Rotor Aktif atau Tilt Rotor dan Sayap Aktif atau Tilt Wing

Tinggal landas dan mendarat ala helikopter tetapi berkarakter terbang macam pesawat bersayap tetap merupakan konsep yang dianut oleh helikopter jenis ini. Cara paling mudah adalah menggabungkan konsep kerja pesawat helikopter dengan pesawat bersayap tetap dalam satu wujud.
Prinsip kerjanya secara teknis bila rotor utama diarahkan ke atas maka gerakan vertikal yang dilakukan helikoter dapat dilakukan sedangkan saat rotor diarahkan ke depan atau ke belakang (sebagai pursher atau pendorong) maka karakter terbang seperti pesawat tetap dapat diperoleh. Gerakan rotor seperti ini tidak perlu melibatkan sayap.

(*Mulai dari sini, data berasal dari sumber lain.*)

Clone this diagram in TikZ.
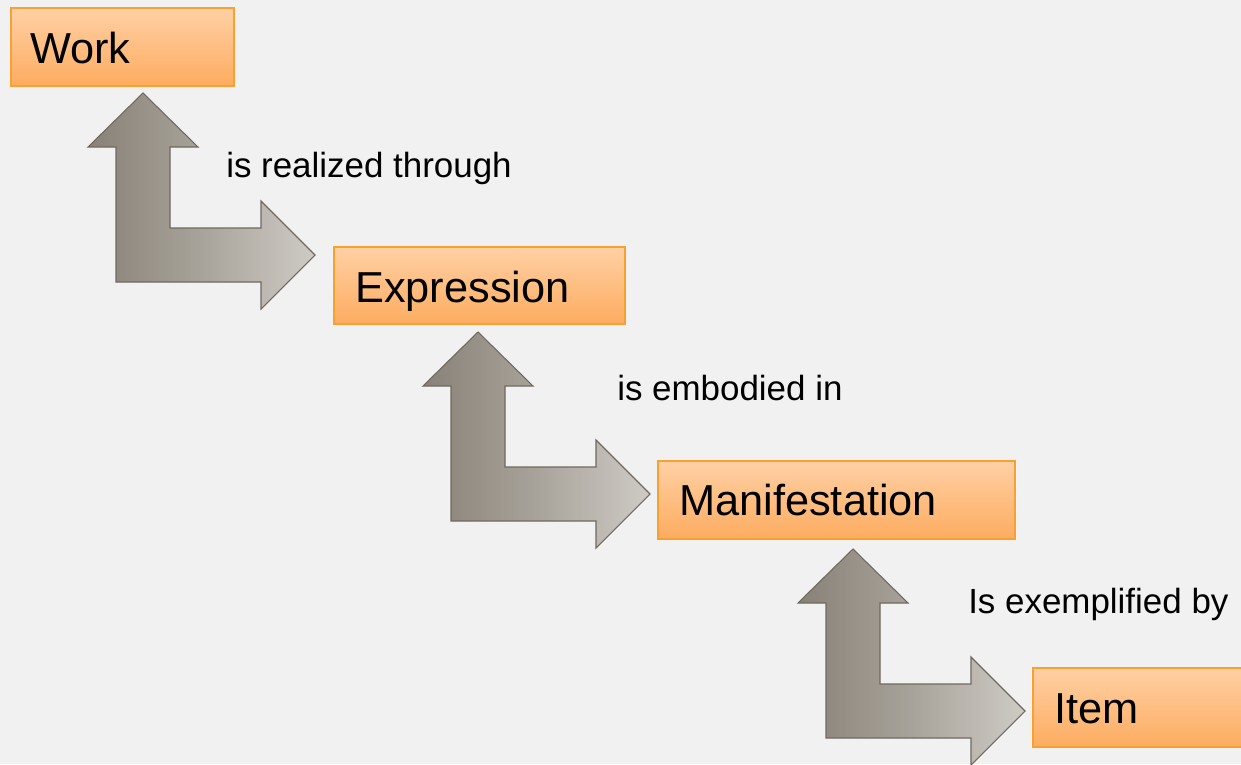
\documentclass[tikz,border=0pt]{standalone}
\usepackage{fontspec}
\setmainfont{Liberation Sans}
\definecolor{bg}{RGB}{241,241,241}
\definecolor{boxtop}{RGB}{255,208,164}
\definecolor{boxbot}{RGB}{253,172,96}
\definecolor{boxline}{RGB}{248,160,48}
\definecolor{arrL}{RGB}{136,129,119}
\definecolor{arrM}{RGB}{168,163,154}
\definecolor{arrR}{RGB}{206,203,197}
\definecolor{arrline}{RGB}{112,105,96}
\tikzset{
  fbox/.style={draw=boxline, line width=1.5pt, top color=boxtop, bottom color=boxbot,
    anchor=north west, inner sep=0pt},
  boxtext/.style={anchor=base west, inner sep=0pt, font=\fontsize{32.5}{36}\selectfont},
  reltext/.style={anchor=base west, inner sep=0pt, font=\fontsize{26.2}{30}\selectfont},
  bentarrow/.style={draw=arrline, line width=0.8pt, left color=arrL, right color=arrR, middle color=arrM, line join=miter}
}
\newcommand\bentarrowat[1]{%
  \path[bentarrow] (#1) -- ++(55,54) -- ++(-28,0) -- ++(0,81) -- ++(91,0) -- ++(0,-27)
    -- ++(54,54) -- ++(-54,54) -- ++(0,-27) -- ++(-145,0) -- ++(0,-135) -- ++(-28,0) -- cycle;}
\begin{document}
\begin{tikzpicture}[x=0.75pt, y=-0.75pt]
\useasboundingbox (0,0) rectangle (1241,764);
\fill[bg] (0,0) rectangle (1241,764);

% boxes
\node[fbox, minimum width={223*0.75pt}, minimum height={78*0.75pt}] (work) at (10,7) {};
\node[fbox, minimum width={291*0.75pt}, minimum height={77*0.75pt}] (expr) at (333,246) {};
\node[fbox, minimum width={357*0.75pt}, minimum height={78*0.75pt}] (mani) at (657,460) {};
\node[fbox, minimum width={240*0.75pt}, minimum height={79*0.75pt}] (item) at (1032,667) {};

\node[boxtext] (workt) at (30,63) {Work};
\node[boxtext] (exprt) at (355,302) {Expression};
\node[boxtext] (manit) at (679,515) {Manifestation};
\node[boxtext] (itemt) at (1054,723) {Item};

% bent arrows
\coordinate (t1) at (143,93);
\coordinate (t2) at (478,332);
\coordinate (t3) at (853,549);
\bentarrowat{t1}
\bentarrowat{t2}
\bentarrowat{t3}

% relation labels
\node[reltext] (r1) at (226,177) {is realized through};
\node[reltext] (r2) at (617,400) {is embodied in};
\node[reltext] (r3) at (968,613) {Is exemplified by};
\end{tikzpicture}
\end{document}
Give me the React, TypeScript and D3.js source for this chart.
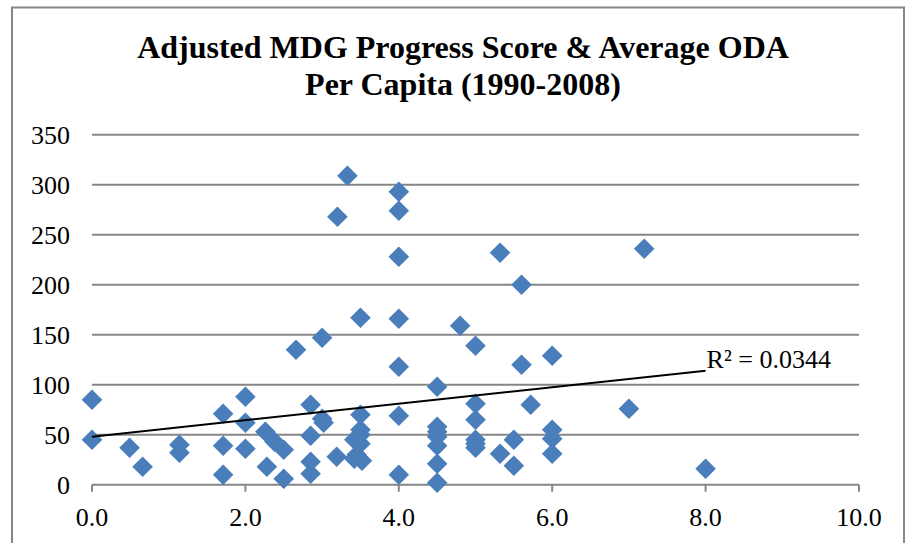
import { useMemo } from "react";
import { scaleLinear, line } from "d3";

// Adjusted MDG progress score (x) vs average ODA per capita (y)
const scores = [
  0.0, 0.0, 0.49, 0.66, 1.14, 1.14, 1.71, 1.71, 1.71, 2.0, 2.0, 2.0,
  2.26, 2.38, 2.5, 2.28, 2.5, 2.66, 2.85, 2.85, 2.85, 2.85, 3.0, 3.0,
  3.02, 3.19, 3.2, 3.33, 3.5, 3.5, 3.5, 3.5, 3.42, 3.5, 3.45, 3.42,
  3.52, 4.0, 4.0, 4.0, 4.0, 4.0, 4.0, 4.0, 4.5, 4.5, 4.5, 4.5, 4.5,
  4.5, 4.5, 4.8, 5.0, 5.0, 5.0, 5.0, 5.0, 5.0, 5.32, 5.32, 5.5, 5.5,
  5.6, 5.6, 5.72, 6.0, 6.0, 6.0, 6.0, 7.0, 7.2, 8.0,
];
const oda = [
  85, 45, 37, 18, 40, 32, 71, 39, 10, 88, 62, 36,
  53, 43, 35, 18, 6, 135, 80, 49, 23, 11, 147, 66,
  62, 28, 268, 309, 167, 70, 55, 50, 45, 41, 30, 26,
  24, 293, 274, 228, 166, 118, 69, 10, 98, 58, 53, 48, 39,
  21, 2, 159, 139, 81, 65, 45, 41, 37, 232, 31, 45, 19,
  200, 120, 80, 129, 55, 46, 31, 76, 236, 16,
];

// linear trendline as shown in the source chart
const trendX = [0, 8];
const trendY = [48, 114];
const rSquaredLabel = "R² = 0.0344";

const xTicks = [0, 2, 4, 6, 8, 10];
const yTicks = [0, 50, 100, 150, 200, 250, 300, 350];
const titleLines = [
  "Adjusted MDG Progress Score & Average ODA",
  "Per Capita (1990-2008)",
];

const W = 909;
const H = 543;
const plot = { left: 92, right: 859, top: 134.7, bottom: 484.7 };
const grid = "#868686";
const blue = "#4A7EBB";
const font = "'Liberation Serif', 'Times New Roman', serif";

export default function App() {
  const x = useMemo(
    () => scaleLinear().domain([0, 10]).range([plot.left, plot.right]),
    []
  );
  const y = useMemo(
    () => scaleLinear().domain([0, 350]).range([plot.bottom, plot.top]),
    []
  );

  const trendPath = line<number>()
    .x((_, i) => x(trendX[i]))
    .y((d) => y(d))(trendY);

  const r = 10.3;
  const diamond = (cx: number, cy: number) =>
    `M${cx},${cy - r}L${cx + r},${cy}L${cx},${cy + r}L${cx - r},${cy}Z`;

  const trendEndX = x(trendX[1]);
  const trendEndY = y(trendY[1]);

  return (
    <svg
      width={W}
      height={H}
      style={{ position: "absolute", left: 0, top: 0, background: "#fff" }}
      fontFamily={font}
    >
      <rect x={12} y={7.5} width={892} height={560} fill="#fff" stroke={grid} strokeWidth={2} />

      {titleLines.map((t, i) => (
        <text
          key={t}
          x={463}
          y={58 + i * 37}
          textAnchor="middle"
          fontSize={32}
          fontWeight="bold"
          fill="#000"
        >
          {t}
        </text>
      ))}

      {yTicks.map((t) => (
        <g key={t}>
          <line x1={plot.left} x2={plot.right} y1={y(t)} y2={y(t)} stroke={grid} strokeWidth={2} />
          <text x={70} y={y(t)} dy="0.35em" textAnchor="end" fontSize={26}>
            {t}
          </text>
        </g>
      ))}

      {xTicks.map((t) => (
        <g key={t}>
          <line x1={x(t)} x2={x(t)} y1={plot.bottom} y2={plot.bottom + 7} stroke={grid} strokeWidth={2} />
          <text x={x(t)} y={526} textAnchor="middle" fontSize={26}>
            {t.toFixed(1)}
          </text>
        </g>
      ))}

      {scores.map((s, i) => (
        <path key={i} d={diamond(x(s), y(oda[i]))} fill={blue} />
      ))}

      <path d={trendPath ?? ""} stroke="#000" strokeWidth={2} fill="none" />
      <text x={trendEndX + 1} y={trendEndY - 3} fontSize={26}>
        {rSquaredLabel}
      </text>
    </svg>
  );
}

Sebenarnya pengembangan rotor aktif ini masih diliputi kegamangan, masalahnya adalah sistem tadi bisa saja disebut pesawat bersayap tetap karena memiliki sayap yang berlumayan besar, sekaligus memiliki ekor pesawat yang berkonfigurasi dengan pesawat bersayap tetap biasa. Akhirnya konsep ini disebut dengan konsep hybrid. Contoh helikopter ini adalah V-22 Osprey. Selain konsep rotor aktif, ada pula konsep sayap aktif, dimana yang digerakkan bukanlah rotor seperti pada rotor aktif melainkan sayap pesawatnya. Sementara mesin tetap pada kedudukannya. Contoh helikopter ini adalah TW-68 yang dirancang oleh Ishida Corporation, Jepang, Rancangan ini disebut-sebut sebut sebagai memiliki rancangan yang lebih ringkas dibandingkan dengan rotor aktif hanya sayangnya keberlanjutannya tidak begitu terdengar.

Kursi Lontar pada Helikopter

Dibandingkan pada pesawat biasa khususnya pesawat tempur, pesawat helikopter umumnya tidak dilengkapi dengan kursi lontar. Hal ini disebabkan karena masalah menghadapi rotor helikopter saat meluncurkan kursi lontar sekaligus umumnya helikopter terbang lebih rendah sehingga lebih rentan. Namun demikian pada helikopter Rusia, Kamov Ka-50 Hokum yang menggunakan kursi lontar yang dirancang khusus seperti Zvesda K-37-800. Langkah kerjanya adalah ketika kursi lontar diaktifkan, maka rotor diledakkan dan lepas dari kedudukannya, kemudian kedua sisi atas kaca kokpit membuka dan roket penarik aktif yang menarik pilot dan kirsinya keluar dari badan heli. Meski dirasa rumit, Helikopter masa depan akan dilengkapi dengan kursi lontar.